Work to complete: Set the listing down again exactly, please, apart from its pictures.
________________
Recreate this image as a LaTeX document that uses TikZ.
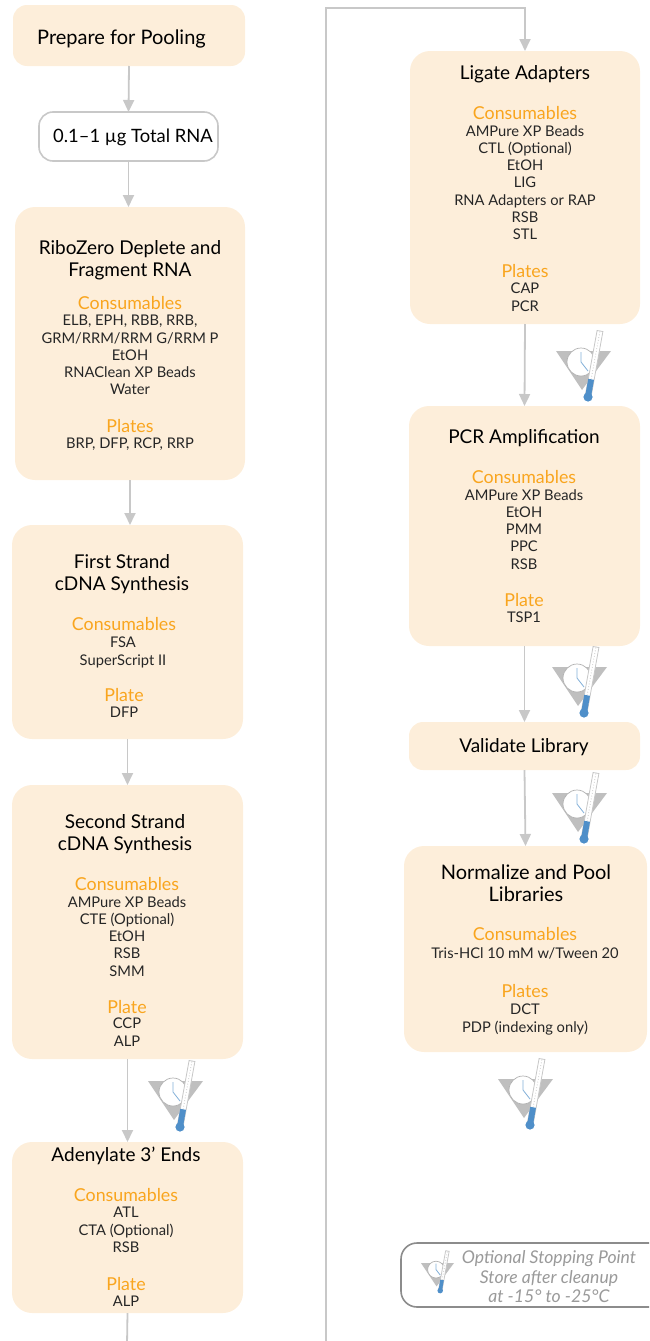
\documentclass[tikz,border=0pt]{standalone}
\usepackage{fontspec}
\setmainfont{Lato}
\usetikzlibrary{arrows.meta}
\definecolor{peach}{HTML}{FDEEDA}
\definecolor{linegrey}{HTML}{C8C8C8}
\definecolor{headorange}{HTML}{F9A51E}
\definecolor{bodyink}{HTML}{262626}
\definecolor{iconblue}{HTML}{4F8FC9}
\definecolor{legendgrey}{HTML}{8C8C8C}
\definecolor{legendink}{HTML}{9A9A9A}
\newcommand{\bx}[6]{\node[#1,minimum width=#4-#3,minimum height=#6-#5] (#2) at ({(#3+#4)/2},{(#5+#6)/2}) {};}
\tikzset{
  stepbox/.style={rounded corners=20pt,fill=peach,inner sep=0pt,outer sep=0pt},
  smallbox/.style={rounded corners=14pt,fill=peach,inner sep=0pt,outer sep=0pt},
  rnabox/.style={rounded corners=14pt,draw=linegrey,line width=1.6pt,fill=white,inner sep=0pt,outer sep=0pt},
  legendbox/.style={rounded corners=16pt,draw=legendgrey,line width=1.6pt,fill=white,inner sep=0pt,outer sep=0pt},
  title/.style={font=\fontsize{19}{22}\selectfont,text=black,align=center,inner sep=0pt},
  head/.style={font=\fontsize{17.8}{18}\selectfont,text=headorange,inner sep=0pt},
  items/.style={font=\fontsize{14.7}{17.3}\selectfont,text=bodyink,align=center,inner sep=0pt,anchor=north},
  legendtext/.style={font=\fontsize{17.6}{19.5}\selectfont\itshape,text=legendink,align=center,inner sep=0pt},
  flow/.style={draw=linegrey,line width=1.8pt,-{Triangle[width=11pt,length=12pt]}},
  plainflow/.style={draw=linegrey,line width=1.8pt},
  stopicon/.pic={
    \fill[black!25] (0,0) -- (55,0) -- (26,39) -- cycle;
    \draw[black!30,fill=white,line width=0.7pt] (25,11) circle[radius=14];
    \draw[iconblue!70,line width=0.8pt] (25,1) -- (25,11) -- (32,20);
    \draw[black!22,fill=white,line width=0.8pt] (29.1,45.5) -- (41.1,-20.5) -- (46.9,-19.5) -- (34.9,46.5) -- cycle;
    \draw[black!22,line width=0.8pt,dotted] (35.1,28.3) -- (44,-20);
    \fill[iconblue] (29.1,45.5) -- (32.2,27.8) -- (38,28.8) -- (34.9,46.5) -- cycle;
    \fill[iconblue] (32,46) circle[radius=4.6];
  }
}
\begin{document}
\begin{tikzpicture}[x=1pt,y=-1pt]
\useasboundingbox (0,0) rectangle (649,1341);
\clip (0,0) rectangle (649,1341);
% boxes
\bx{smallbox}{prep}{13}{245}{5}{66}
\bx{rnabox}{rna}{39}{218}{112}{161}
\bx{stepbox}{ribo}{15}{245}{207}{480}
\bx{stepbox}{first}{12}{243}{525}{739}
\bx{stepbox}{second}{12}{243}{785}{1059}
\bx{stepbox}{aden}{12}{243}{1142}{1313}
\bx{stepbox}{lig}{410}{640}{51}{324}
\bx{stepbox}{pcr}{409}{640}{406}{646}
\bx{smallbox}{valid}{409}{640}{722}{770}
\bx{stepbox}{norm}{404}{647}{846}{1052}
\bx{legendbox}{legend}{401}{670}{1243}{1307}
% free ends of the long connector
\coordinate (downend) at (127,1345);
\coordinate (upstart) at (326,1345);
\coordinate (upcorner) at (326,8);
\coordinate (ligtop) at (lig.north |- upcorner);
% connectors
\draw[flow] (prep.south) -- (rna.north);
\draw[flow] (rna.south) -- (ribo.north -| rna.south);
\draw[flow] (ribo.south) -- (ribo.south |- first.north);
\draw[flow] (first.south) -- (second.north);
\draw[flow] (second.south) -- (aden.north);
\draw[plainflow] (aden.south) -- (downend);
\draw[flow] (upstart) -- (upcorner) -- (ligtop) -- (lig.north);
\draw[flow] (lig.south) -- (pcr.north);
\draw[flow] (pcr.south) -- (valid.north);
\draw[flow] (valid.south) -- (norm.north);
% texts
\node[title,font=\fontsize{20}{22}\selectfont] (t1) at (121.5,38.5) {Prepare for Pooling};
\node[title,font=\fontsize{18.4}{22}\selectfont] (t2) at (133,137) {0.1–1 µg Total RNA};

\node[title] (t3) at (130,260.3) {RiboZero Deplete and\\Fragment RNA};
\node[head] (h3a) at (130,303) {Consumables};
\node[items] (i3a) at (130,315) {ELB, EPH, RBB, RRB,\\GRM/RRM/RRM G/RRM P\\EtOH\\RNAClean XP Beads\\Water};
\node[head] (h3b) at (130,426) {Plates};
\node[items] (i3b) at (130,438) {BRP, DFP, RCP, RRP};

\node[title] (t4) at (122,574.3) {First Strand\\cDNA Synthesis};
\node[head] (h4a) at (124,624) {Consumables};
\node[items] (i4a) at (123,637) {FSA\\SuperScript II};
\node[head] (h4b) at (124,695) {Plate};
\node[items] (i4b) at (124,707) {DFP};

\node[title] (t5) at (125,834.3) {Second Strand\\cDNA Synthesis};
\node[head] (h5a) at (127,884) {Consumables};
\node[items] (i5a) at (127,896) {AMPure XP Beads\\CTE (Optional)\\EtOH\\RSB\\SMM};
\node[head] (h5b) at (127,1007) {Plate};
\node[items] (i5b) at (127,1018) {CCP\\ALP};

\node[title] (t6) at (126,1156) {Adenylate 3’ Ends};
\node[head] (h6a) at (126,1195) {Consumables};
\node[items] (i6a) at (126,1207) {ATL\\CTA (Optional)\\RSB};
\node[head] (h6b) at (126,1284) {Plate};
\node[items] (i6b) at (126,1296) {ALP};

\node[title] (t7) at (525,74.5) {Ligate Adapters};
\node[head] (h7a) at (525,113) {Consumables};
\node[items] (i7a) at (525,125) {AMPure XP Beads\\CTL (Optional)\\EtOH\\LIG\\RNA Adapters or RAP\\RSB\\STL};
\node[head] (h7b) at (525,271) {Plates};
\node[items] (i7b) at (525,283) {CAP\\PCR};

\node[title] (t8) at (524,438.5) {PCR Amplification};
\node[head] (h8a) at (524,477) {Consumables};
\node[items] (i8a) at (524,489) {AMPure XP Beads\\EtOH\\PMM\\PPC\\RSB};
\node[head] (h8b) at (524,600) {Plate};
\node[items] (i8b) at (524,612) {TSP1};

\node[title] (t9) at (524,747.5) {Validate Library};

\node[title,font=\fontsize{20}{22}\selectfont] (t10) at (526,883) {Normalize and Pool\\Libraries};
\node[head] (h10a) at (525,934) {Consumables};
\node[items] (i10a) at (525,947) {Tris-HCl 10 mM w/Tween 20};
\node[head] (h10b) at (525,991) {Plates};
\node[items] (i10b) at (525,1004) {DCT\\PDP (indexing only)};

\node[legendtext] (lt) at (549,1277) {Optional Stopping Point\\Store after cleanup\\at -15° to -25°C};
% stopping point icons
\pic at (148,1081) {stopicon};
\pic at (556,351) {stopicon};
\pic at (552,667) {stopicon};
\pic at (552,793) {stopicon};
\pic at (498,1079) {stopicon};
\pic[scale=0.6] at (421,1263) {stopicon};
\end{tikzpicture}
\end{document}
________________
Solution to the problem:
Recreate this image as a LaTeX document that uses TikZ.
\documentclass[tikz,border=0pt]{standalone}
\usepackage{fontspec}
\setmainfont{Lato}
\usetikzlibrary{arrows.meta}
\definecolor{peach}{HTML}{FDEEDA}
\definecolor{linegrey}{HTML}{C8C8C8}
\definecolor{headorange}{HTML}{F9A51E}
\definecolor{bodyink}{HTML}{262626}
\definecolor{iconblue}{HTML}{4F8FC9}
\definecolor{legendgrey}{HTML}{8C8C8C}
\definecolor{legendink}{HTML}{9A9A9A}
\newcommand{\bx}[6]{\node[#1,minimum width=#4-#3,minimum height=#6-#5] (#2) at ({(#3+#4)/2},{(#5+#6)/2}) {};}
\tikzset{
  stepbox/.style={rounded corners=20pt,fill=peach,inner sep=0pt,outer sep=0pt},
  smallbox/.style={rounded corners=14pt,fill=peach,inner sep=0pt,outer sep=0pt},
  rnabox/.style={rounded corners=14pt,draw=linegrey,line width=1.6pt,fill=white,inner sep=0pt,outer sep=0pt},
  legendbox/.style={rounded corners=16pt,draw=legendgrey,line width=1.6pt,fill=white,inner sep=0pt,outer sep=0pt},
  title/.style={font=\fontsize{19}{22}\selectfont,text=black,align=center,inner sep=0pt},
  head/.style={font=\fontsize{17.8}{18}\selectfont,text=headorange,inner sep=0pt},
  items/.style={font=\fontsize{14.7}{17.3}\selectfont,text=bodyink,align=center,inner sep=0pt,anchor=north},
  legendtext/.style={font=\fontsize{17.6}{19.5}\selectfont\itshape,text=legendink,align=center,inner sep=0pt},
  flow/.style={draw=linegrey,line width=1.8pt,-{Triangle[width=11pt,length=12pt]}},
  plainflow/.style={draw=linegrey,line width=1.8pt},
  stopicon/.pic={
    \fill[black!25] (0,0) -- (55,0) -- (26,39) -- cycle;
    \draw[black!30,fill=white,line width=0.7pt] (25,11) circle[radius=14];
    \draw[iconblue!70,line width=0.8pt] (25,1) -- (25,11) -- (32,20);
    \draw[black!22,fill=white,line width=0.8pt] (29.1,45.5) -- (41.1,-20.5) -- (46.9,-19.5) -- (34.9,46.5) -- cycle;
    \draw[black!22,line width=0.8pt,dotted] (35.1,28.3) -- (44,-20);
    \fill[iconblue] (29.1,45.5) -- (32.2,27.8) -- (38,28.8) -- (34.9,46.5) -- cycle;
    \fill[iconblue] (32,46) circle[radius=4.6];
  }
}
\begin{document}
\begin{tikzpicture}[x=1pt,y=-1pt]
\useasboundingbox (0,0) rectangle (649,1341);
\clip (0,0) rectangle (649,1341);
% boxes
\bx{smallbox}{prep}{13}{245}{5}{66}
\bx{rnabox}{rna}{39}{218}{112}{161}
\bx{stepbox}{ribo}{15}{245}{207}{480}
\bx{stepbox}{first}{12}{243}{525}{739}
\bx{stepbox}{second}{12}{243}{785}{1059}
\bx{stepbox}{aden}{12}{243}{1142}{1313}
\bx{stepbox}{lig}{410}{640}{51}{324}
\bx{stepbox}{pcr}{409}{640}{406}{646}
\bx{smallbox}{valid}{409}{640}{722}{770}
\bx{stepbox}{norm}{404}{647}{846}{1052}
\bx{legendbox}{legend}{401}{670}{1243}{1307}
% free ends of the long connector
\coordinate (downend) at (127,1345);
\coordinate (upstart) at (326,1345);
\coordinate (upcorner) at (326,8);
\coordinate (ligtop) at (lig.north |- upcorner);
% connectors
\draw[flow] (prep.south) -- (rna.north);
\draw[flow] (rna.south) -- (ribo.north -| rna.south);
\draw[flow] (ribo.south) -- (ribo.south |- first.north);
\draw[flow] (first.south) -- (second.north);
\draw[flow] (second.south) -- (aden.north);
\draw[plainflow] (aden.south) -- (downend);
\draw[flow] (upstart) -- (upcorner) -- (ligtop) -- (lig.north);
\draw[flow] (lig.south) -- (pcr.north);
\draw[flow] (pcr.south) -- (valid.north);
\draw[flow] (valid.south) -- (norm.north);
% texts
\node[title,font=\fontsize{20}{22}\selectfont] (t1) at (121.5,38.5) {Prepare for Pooling};
\node[title,font=\fontsize{18.4}{22}\selectfont] (t2) at (133,137) {0.1–1 µg Total RNA};

\node[title] (t3) at (130,260.3) {RiboZero Deplete and\\Fragment RNA};
\node[head] (h3a) at (130,303) {Consumables};
\node[items] (i3a) at (130,315) {ELB, EPH, RBB, RRB,\\GRM/RRM/RRM G/RRM P\\EtOH\\RNAClean XP Beads\\Water};
\node[head] (h3b) at (130,426) {Plates};
\node[items] (i3b) at (130,438) {BRP, DFP, RCP, RRP};

\node[title] (t4) at (122,574.3) {First Strand\\cDNA Synthesis};
\node[head] (h4a) at (124,624) {Consumables};
\node[items] (i4a) at (123,637) {FSA\\SuperScript II};
\node[head] (h4b) at (124,695) {Plate};
\node[items] (i4b) at (124,707) {DFP};

\node[title] (t5) at (125,834.3) {Second Strand\\cDNA Synthesis};
\node[head] (h5a) at (127,884) {Consumables};
\node[items] (i5a) at (127,896) {AMPure XP Beads\\CTE (Optional)\\EtOH\\RSB\\SMM};
\node[head] (h5b) at (127,1007) {Plate};
\node[items] (i5b) at (127,1018) {CCP\\ALP};

\node[title] (t6) at (126,1156) {Adenylate 3’ Ends};
\node[head] (h6a) at (126,1195) {Consumables};
\node[items] (i6a) at (126,1207) {ATL\\CTA (Optional)\\RSB};
\node[head] (h6b) at (126,1284) {Plate};
\node[items] (i6b) at (126,1296) {ALP};

\node[title] (t7) at (525,74.5) {Ligate Adapters};
\node[head] (h7a) at (525,113) {Consumables};
\node[items] (i7a) at (525,125) {AMPure XP Beads\\CTL (Optional)\\EtOH\\LIG\\RNA Adapters or RAP\\RSB\\STL};
\node[head] (h7b) at (525,271) {Plates};
\node[items] (i7b) at (525,283) {CAP\\PCR};

\node[title] (t8) at (524,438.5) {PCR Amplification};
\node[head] (h8a) at (524,477) {Consumables};
\node[items] (i8a) at (524,489) {AMPure XP Beads\\EtOH\\PMM\\PPC\\RSB};
\node[head] (h8b) at (524,600) {Plate};
\node[items] (i8b) at (524,612) {TSP1};

\node[title] (t9) at (524,747.5) {Validate Library};

\node[title,font=\fontsize{20}{22}\selectfont] (t10) at (526,883) {Normalize and Pool\\Libraries};
\node[head] (h10a) at (525,934) {Consumables};
\node[items] (i10a) at (525,947) {Tris-HCl 10 mM w/Tween 20};
\node[head] (h10b) at (525,991) {Plates};
\node[items] (i10b) at (525,1004) {DCT\\PDP (indexing only)};

\node[legendtext] (lt) at (549,1277) {Optional Stopping Point\\Store after cleanup\\at -15° to -25°C};
% stopping point icons
\pic at (148,1081) {stopicon};
\pic at (556,351) {stopicon};
\pic at (552,667) {stopicon};
\pic at (552,793) {stopicon};
\pic at (498,1079) {stopicon};
\pic[scale=0.6] at (421,1263) {stopicon};
\end{tikzpicture}
\end{document}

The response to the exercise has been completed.